Hmm. Unless you have downed a bottle of tequila and wake up the next morning in some stranger's bed with no recollection of the previous night, cheating is premeditated. And, therefore, the accused is most definitely not a good person. Guilty and scared? Avoiding hurting the people they care about? If they thought that they wouldn't have lip-locked in some bar or dropped their pants in the first place.

Whether it's a passionate kiss or a full-blown night in the sack, a purely sexual or purely emotional attraction, over the internet or face-to-face, infidelity is infidelity. As soon as the other person feels hurt and betrayed, then it's infidelity.
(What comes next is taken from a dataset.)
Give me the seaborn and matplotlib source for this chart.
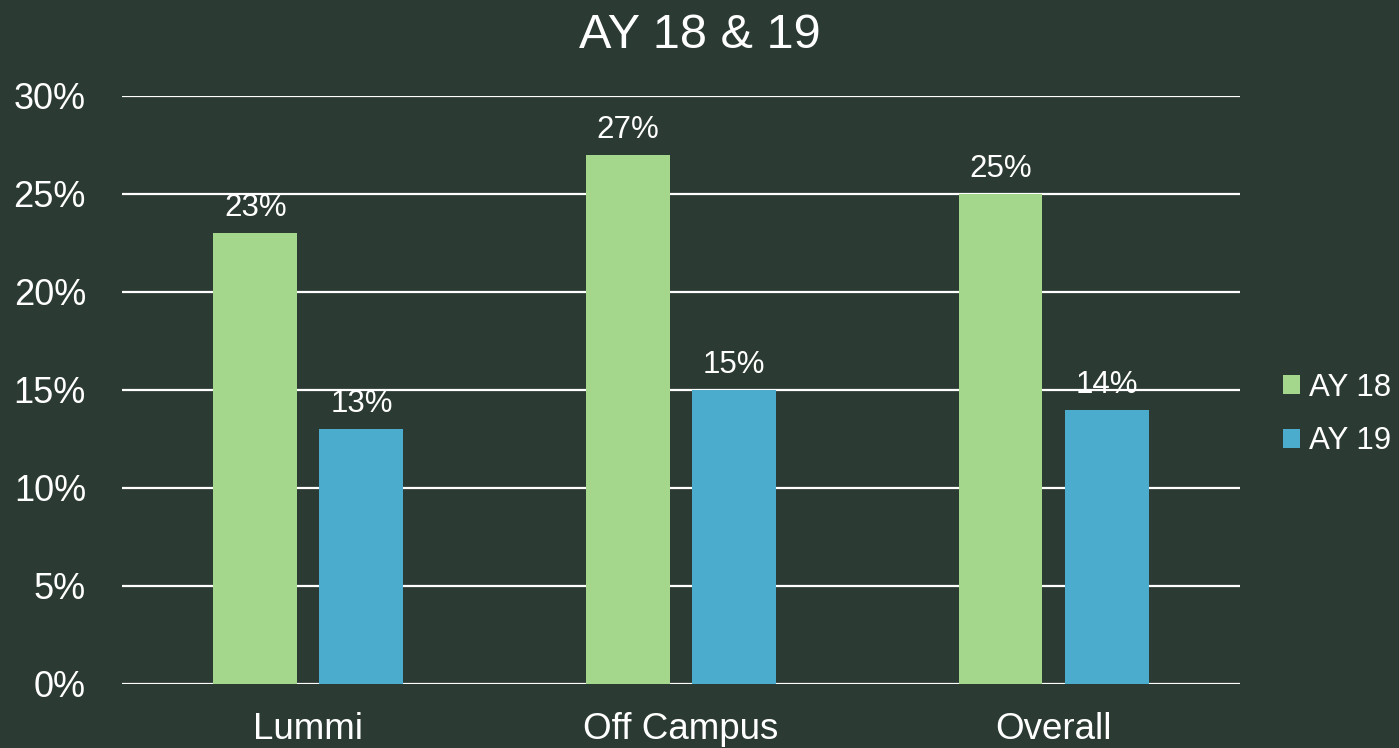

Yet the statistics are worrying. Around 47 per cent of married men are likely to get involved with someone else, as are 35 per cent of women.

I know of acquaintances whose partners are openly – and arrogantly – cheating on them on a regular basis every weekend. And I suspect other friends have been betrayed by their so-called beloved. I have confidantes who've revealed after one too many drinks that they've strayed, and I've had to pick up the pieces when others have found out they've been cheated on – myself included.

But, irrespective of the circumstances and the sordid details, everyone has one thing in common their emotions. I don't know of one person who's been deceived that hasn't felt humiliated, violated, betrayed and devastated. So no, it's not okay to have an affair during a relationship. It's not okay to put someone else through that raw pain and subsequent self-doubt.

A little bit of playing away may well save a floundering relationship by making the couple fight or see what they could lose. But for many, many others it spells the end. And that in itself is what potential cheaters should feel guilty about.